Supplied data:
======

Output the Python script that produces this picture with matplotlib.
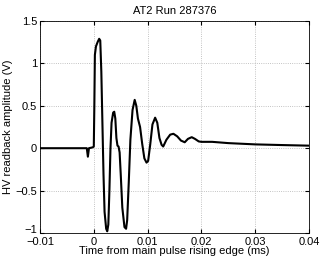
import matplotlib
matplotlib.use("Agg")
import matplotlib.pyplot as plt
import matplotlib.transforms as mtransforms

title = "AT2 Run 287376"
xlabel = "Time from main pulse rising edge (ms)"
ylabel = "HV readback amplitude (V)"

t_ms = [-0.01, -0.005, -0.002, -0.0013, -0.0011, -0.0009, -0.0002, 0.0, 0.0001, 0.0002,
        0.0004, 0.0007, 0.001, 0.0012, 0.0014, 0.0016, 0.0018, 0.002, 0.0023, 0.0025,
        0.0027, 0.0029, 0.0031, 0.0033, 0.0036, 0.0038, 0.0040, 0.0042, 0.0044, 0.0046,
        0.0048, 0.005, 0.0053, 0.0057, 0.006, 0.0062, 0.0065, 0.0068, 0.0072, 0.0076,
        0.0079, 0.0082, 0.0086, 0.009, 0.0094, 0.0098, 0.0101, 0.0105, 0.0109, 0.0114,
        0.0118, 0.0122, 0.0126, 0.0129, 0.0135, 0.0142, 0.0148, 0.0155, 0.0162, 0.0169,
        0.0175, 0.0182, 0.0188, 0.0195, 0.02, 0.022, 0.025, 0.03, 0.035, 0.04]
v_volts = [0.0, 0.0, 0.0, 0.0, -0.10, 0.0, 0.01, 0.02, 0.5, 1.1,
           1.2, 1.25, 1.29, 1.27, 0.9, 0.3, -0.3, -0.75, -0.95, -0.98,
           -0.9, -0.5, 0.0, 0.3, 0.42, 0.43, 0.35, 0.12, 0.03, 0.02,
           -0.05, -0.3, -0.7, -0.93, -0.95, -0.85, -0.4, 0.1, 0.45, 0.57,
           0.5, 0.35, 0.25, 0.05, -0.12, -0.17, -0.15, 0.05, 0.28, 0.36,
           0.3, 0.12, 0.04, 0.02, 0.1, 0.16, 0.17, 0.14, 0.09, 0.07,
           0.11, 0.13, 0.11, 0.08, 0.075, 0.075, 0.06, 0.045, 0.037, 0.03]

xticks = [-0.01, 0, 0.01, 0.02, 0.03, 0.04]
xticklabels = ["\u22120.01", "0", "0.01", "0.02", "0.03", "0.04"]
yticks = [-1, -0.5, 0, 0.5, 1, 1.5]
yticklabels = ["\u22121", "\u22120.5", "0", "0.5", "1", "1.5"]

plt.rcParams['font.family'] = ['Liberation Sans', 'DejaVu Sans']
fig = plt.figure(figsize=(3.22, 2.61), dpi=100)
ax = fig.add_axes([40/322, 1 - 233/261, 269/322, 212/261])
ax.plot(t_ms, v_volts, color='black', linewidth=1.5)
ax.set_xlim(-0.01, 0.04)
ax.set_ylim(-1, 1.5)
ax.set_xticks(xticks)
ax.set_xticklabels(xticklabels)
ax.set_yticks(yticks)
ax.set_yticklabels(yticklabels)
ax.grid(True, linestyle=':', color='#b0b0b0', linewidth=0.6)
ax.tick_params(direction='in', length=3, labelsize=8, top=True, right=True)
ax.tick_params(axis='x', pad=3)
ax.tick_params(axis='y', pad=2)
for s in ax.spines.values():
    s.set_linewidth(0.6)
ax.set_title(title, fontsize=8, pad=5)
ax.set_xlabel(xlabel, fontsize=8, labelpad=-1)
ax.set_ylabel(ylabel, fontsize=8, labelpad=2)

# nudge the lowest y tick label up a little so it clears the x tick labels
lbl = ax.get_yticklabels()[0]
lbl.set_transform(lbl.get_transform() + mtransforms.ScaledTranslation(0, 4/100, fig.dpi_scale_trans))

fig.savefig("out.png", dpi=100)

======

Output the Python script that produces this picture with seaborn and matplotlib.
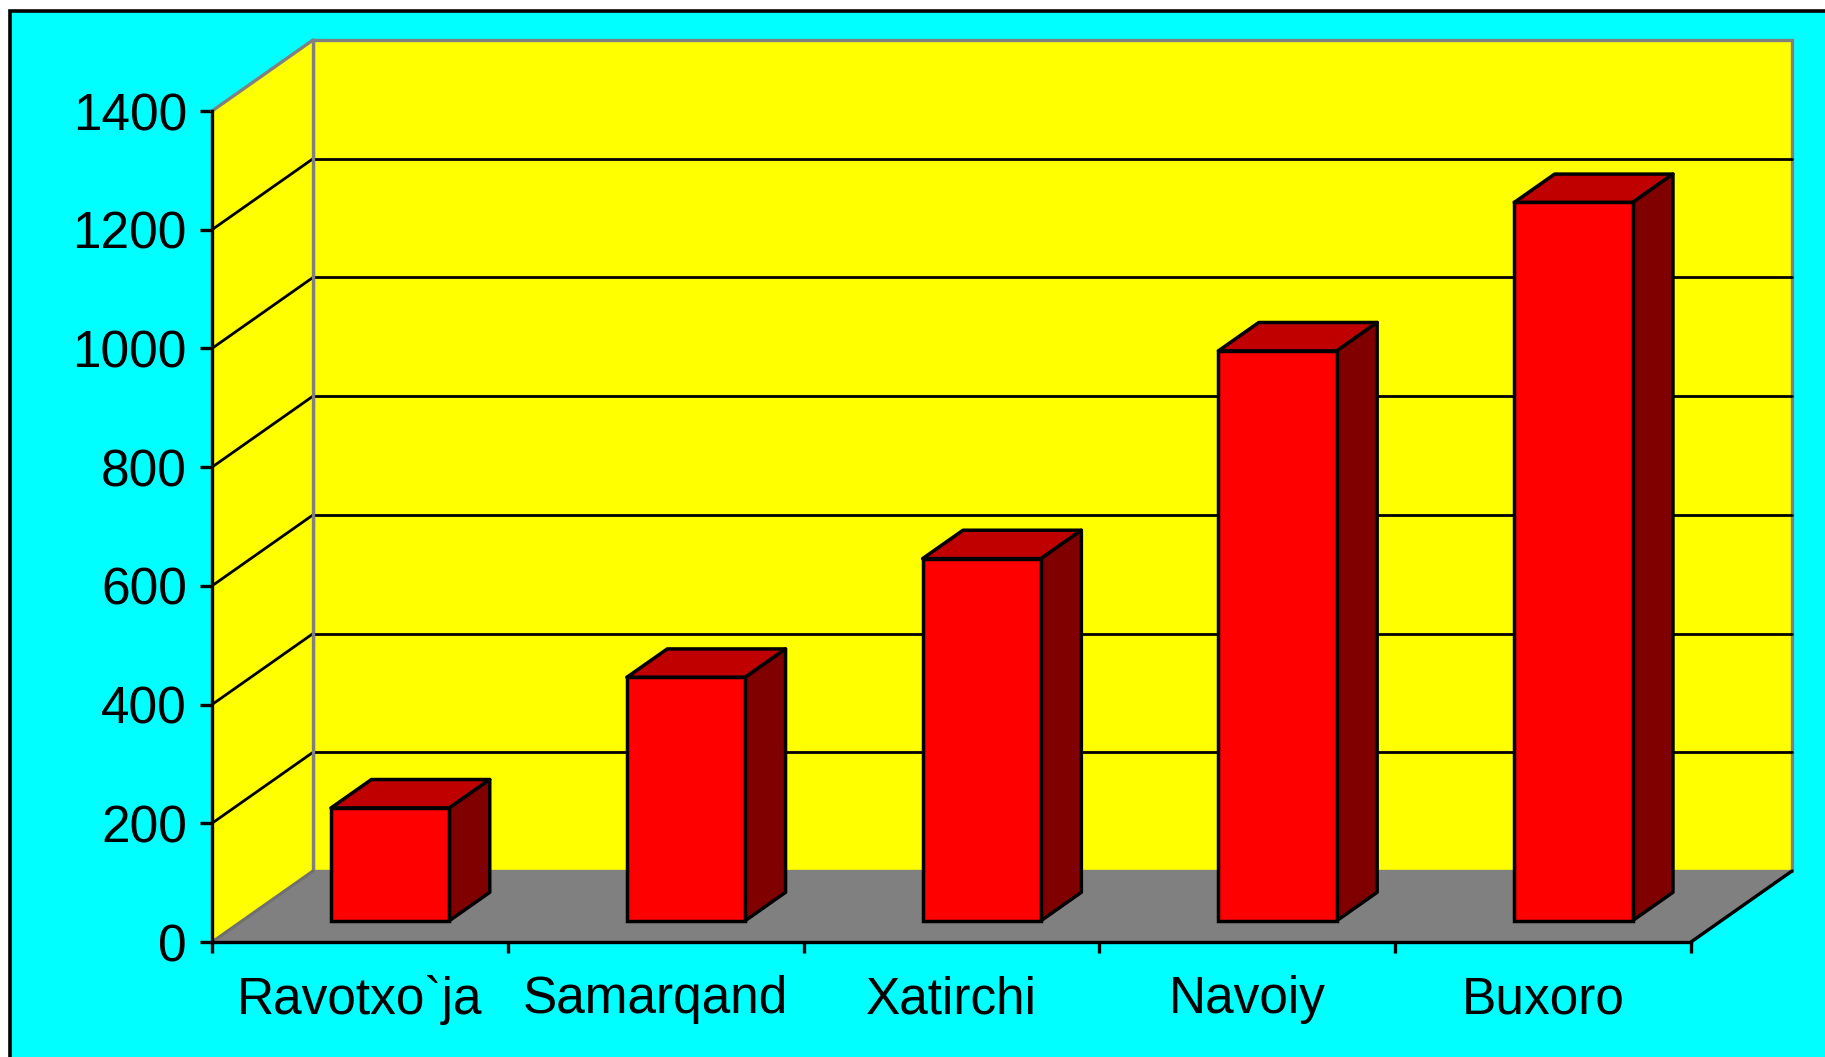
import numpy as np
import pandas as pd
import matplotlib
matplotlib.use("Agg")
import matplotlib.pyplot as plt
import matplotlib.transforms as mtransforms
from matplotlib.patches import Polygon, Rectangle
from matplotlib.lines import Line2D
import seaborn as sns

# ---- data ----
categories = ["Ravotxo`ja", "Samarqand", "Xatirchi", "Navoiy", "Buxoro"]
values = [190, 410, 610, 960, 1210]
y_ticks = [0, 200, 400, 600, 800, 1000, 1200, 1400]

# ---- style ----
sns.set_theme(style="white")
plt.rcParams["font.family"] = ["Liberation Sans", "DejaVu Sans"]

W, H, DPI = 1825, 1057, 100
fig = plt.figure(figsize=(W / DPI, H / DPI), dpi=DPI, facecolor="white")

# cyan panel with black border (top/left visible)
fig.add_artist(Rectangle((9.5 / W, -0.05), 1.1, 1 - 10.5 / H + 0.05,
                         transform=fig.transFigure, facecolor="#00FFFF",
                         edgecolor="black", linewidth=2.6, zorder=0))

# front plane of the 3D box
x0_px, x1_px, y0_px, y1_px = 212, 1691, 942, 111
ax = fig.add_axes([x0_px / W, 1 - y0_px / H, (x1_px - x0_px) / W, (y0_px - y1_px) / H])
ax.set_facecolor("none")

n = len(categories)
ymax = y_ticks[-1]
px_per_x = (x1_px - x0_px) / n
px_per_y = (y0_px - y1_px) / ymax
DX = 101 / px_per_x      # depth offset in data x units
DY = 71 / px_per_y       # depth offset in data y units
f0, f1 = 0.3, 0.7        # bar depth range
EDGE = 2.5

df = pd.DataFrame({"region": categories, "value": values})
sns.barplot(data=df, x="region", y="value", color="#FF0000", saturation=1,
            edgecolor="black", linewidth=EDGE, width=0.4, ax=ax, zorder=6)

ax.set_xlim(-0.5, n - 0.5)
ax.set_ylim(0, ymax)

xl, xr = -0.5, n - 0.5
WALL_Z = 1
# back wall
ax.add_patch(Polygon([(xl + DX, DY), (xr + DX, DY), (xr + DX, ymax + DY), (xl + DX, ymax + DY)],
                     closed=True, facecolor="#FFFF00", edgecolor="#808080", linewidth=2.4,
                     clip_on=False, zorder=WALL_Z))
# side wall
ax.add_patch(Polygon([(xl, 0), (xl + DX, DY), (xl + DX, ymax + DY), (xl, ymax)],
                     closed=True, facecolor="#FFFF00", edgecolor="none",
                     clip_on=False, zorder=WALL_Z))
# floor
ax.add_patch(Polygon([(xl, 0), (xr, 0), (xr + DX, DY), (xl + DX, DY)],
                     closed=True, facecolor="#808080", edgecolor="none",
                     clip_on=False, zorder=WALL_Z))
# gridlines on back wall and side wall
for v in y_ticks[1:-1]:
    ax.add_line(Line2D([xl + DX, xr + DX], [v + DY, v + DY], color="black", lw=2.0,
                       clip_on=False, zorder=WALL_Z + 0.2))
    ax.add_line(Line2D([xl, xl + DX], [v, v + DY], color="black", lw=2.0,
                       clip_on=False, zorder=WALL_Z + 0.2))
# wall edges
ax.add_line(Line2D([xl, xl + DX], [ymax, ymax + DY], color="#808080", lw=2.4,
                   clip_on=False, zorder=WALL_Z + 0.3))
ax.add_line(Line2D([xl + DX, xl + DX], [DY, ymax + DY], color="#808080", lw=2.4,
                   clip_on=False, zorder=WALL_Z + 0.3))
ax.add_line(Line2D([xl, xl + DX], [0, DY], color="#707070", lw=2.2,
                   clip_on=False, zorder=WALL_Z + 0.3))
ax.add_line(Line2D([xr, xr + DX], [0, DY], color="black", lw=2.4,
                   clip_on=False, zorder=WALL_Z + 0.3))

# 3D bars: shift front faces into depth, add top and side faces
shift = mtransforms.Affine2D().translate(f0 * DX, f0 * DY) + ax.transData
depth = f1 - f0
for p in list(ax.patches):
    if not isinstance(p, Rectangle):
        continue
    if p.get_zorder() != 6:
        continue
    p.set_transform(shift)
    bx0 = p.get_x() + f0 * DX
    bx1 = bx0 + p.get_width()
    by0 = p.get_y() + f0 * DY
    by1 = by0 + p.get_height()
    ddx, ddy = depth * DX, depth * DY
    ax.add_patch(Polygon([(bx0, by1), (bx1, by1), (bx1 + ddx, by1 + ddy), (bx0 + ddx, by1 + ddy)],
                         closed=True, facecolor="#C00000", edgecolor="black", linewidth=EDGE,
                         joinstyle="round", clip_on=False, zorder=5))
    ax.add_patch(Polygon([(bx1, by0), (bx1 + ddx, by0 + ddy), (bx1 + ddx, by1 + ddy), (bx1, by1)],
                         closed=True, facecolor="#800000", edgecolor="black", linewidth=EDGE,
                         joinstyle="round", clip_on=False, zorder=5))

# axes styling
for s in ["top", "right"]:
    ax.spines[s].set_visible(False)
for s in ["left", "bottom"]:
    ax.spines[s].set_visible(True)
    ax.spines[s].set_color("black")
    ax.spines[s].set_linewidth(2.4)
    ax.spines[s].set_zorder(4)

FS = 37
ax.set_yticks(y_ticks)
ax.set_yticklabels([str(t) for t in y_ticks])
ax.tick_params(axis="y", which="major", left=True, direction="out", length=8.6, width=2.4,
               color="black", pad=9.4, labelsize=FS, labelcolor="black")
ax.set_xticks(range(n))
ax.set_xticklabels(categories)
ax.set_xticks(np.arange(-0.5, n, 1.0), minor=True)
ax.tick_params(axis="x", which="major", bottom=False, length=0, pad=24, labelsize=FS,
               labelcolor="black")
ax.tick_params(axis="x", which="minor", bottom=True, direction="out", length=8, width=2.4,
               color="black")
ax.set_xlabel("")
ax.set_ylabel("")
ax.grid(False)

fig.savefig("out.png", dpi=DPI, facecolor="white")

======

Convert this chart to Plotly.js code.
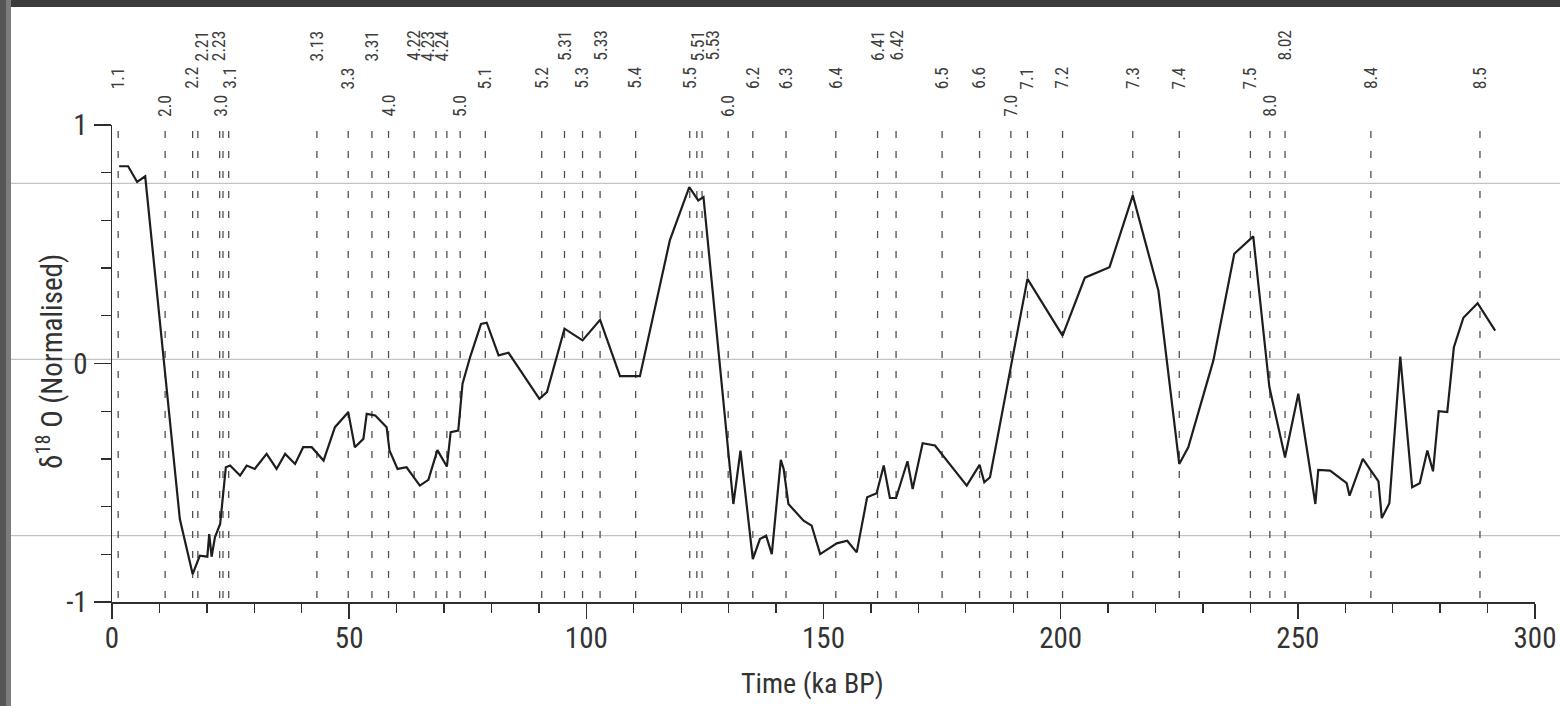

======

What is expected: Copy nothing but the lines above that run from the one with "Output the Python script that produces this picture with seaborn" to the one with "ax.set_ylim(0, ymax)", ends included; pictures stay out.

Response:
Output the Python script that produces this picture with seaborn and matplotlib.
import numpy as np
import pandas as pd
import matplotlib
matplotlib.use("Agg")
import matplotlib.pyplot as plt
import matplotlib.transforms as mtransforms
from matplotlib.patches import Polygon, Rectangle
from matplotlib.lines import Line2D
import seaborn as sns

# ---- data ----
categories = ["Ravotxo`ja", "Samarqand", "Xatirchi", "Navoiy", "Buxoro"]
values = [190, 410, 610, 960, 1210]
y_ticks = [0, 200, 400, 600, 800, 1000, 1200, 1400]

# ---- style ----
sns.set_theme(style="white")
plt.rcParams["font.family"] = ["Liberation Sans", "DejaVu Sans"]

W, H, DPI = 1825, 1057, 100
fig = plt.figure(figsize=(W / DPI, H / DPI), dpi=DPI, facecolor="white")

# cyan panel with black border (top/left visible)
fig.add_artist(Rectangle((9.5 / W, -0.05), 1.1, 1 - 10.5 / H + 0.05,
                         transform=fig.transFigure, facecolor="#00FFFF",
                         edgecolor="black", linewidth=2.6, zorder=0))

# front plane of the 3D box
x0_px, x1_px, y0_px, y1_px = 212, 1691, 942, 111
ax = fig.add_axes([x0_px / W, 1 - y0_px / H, (x1_px - x0_px) / W, (y0_px - y1_px) / H])
ax.set_facecolor("none")

n = len(categories)
ymax = y_ticks[-1]
px_per_x = (x1_px - x0_px) / n
px_per_y = (y0_px - y1_px) / ymax
DX = 101 / px_per_x      # depth offset in data x units
DY = 71 / px_per_y       # depth offset in data y units
f0, f1 = 0.3, 0.7        # bar depth range
EDGE = 2.5

df = pd.DataFrame({"region": categories, "value": values})
sns.barplot(data=df, x="region", y="value", color="#FF0000", saturation=1,
            edgecolor="black", linewidth=EDGE, width=0.4, ax=ax, zorder=6)

ax.set_xlim(-0.5, n - 0.5)
ax.set_ylim(0, ymax)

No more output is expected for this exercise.